I'm curious about this part:
The NBA has developed complex algorithms to estimate who is guarding whom at any given moment of every single possession of every single game, which helps us appreciate players like Smart in ways that go far beyond his 1.7 steals per game.
For example, back on March 3 when the Celtics beat the Memphis Grizzlies despite not having Jaylen Brown, Smart defended Ja Morant on 27 partial possessions. In those trips down the floor, Morant -- who ranks seventh in the NBA averaging 27.6 points -- managed to take just three shots.
Does anybody know -- in very broad terms -- how this works? I understand visual tracking of players. How would an algorithm be able to do this?
Just remember, I'm not a mathematician or computer scientist.
An algorithm is just a set of rules that tells a computer how to do something.
To start with an easier example: on NBA Shot Dashboard:
https://www.nba.com/stats/players/shots-closest-defender/The 'closest defender distance' filter goes from 0-2 feet, 2-4 feet, 4-6 feet, and 6ft+. The dataset is being returned based on the (digital) tape evaluation - I am 99.5% positive they're not doing this estimation by hand.
So, very simply, you say "computer, tell me how close Jayson Tatum's defenders are when he shoots the ball"?
Once you teach the computer how to tell who Tatum is, what constitutes a shot, how to tell an opponent from a teammate etc., there are loads of ways you can determine distance from a video feed, especially if you have consistent measurements (e.g. players' listed heights). It's a lot of maths, but computers are built to do that. Literally.

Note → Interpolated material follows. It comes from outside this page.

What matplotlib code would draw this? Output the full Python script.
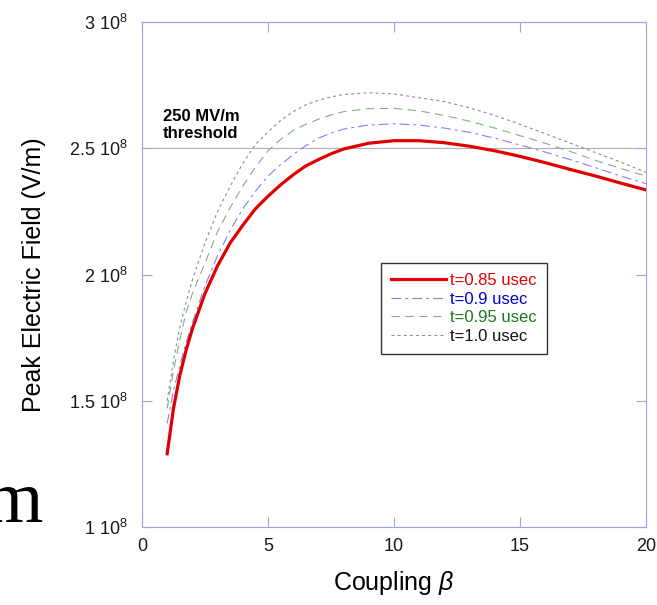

So for this defending player algo, we can assume it's following some logic that is (I won't type out any code because my code is trash and it'd be much more annoying) is something like:
When *team* is on defense/not in possession of the basketball, record each *team*'s player that is most adjacent to *other-team's* player for the duration of the offensive possession.
Safe to assume 'partial possession' has to do with an action that lead to a switch, so Smart started off on Morant but wasn't guarding him at the end of it.
There's going to be a lot more to it, as C's2021 suggests, because you have to be pretty explicit (hence the complexity of the algo), but you
could do it by hand for a given player over a given game if you wanted to.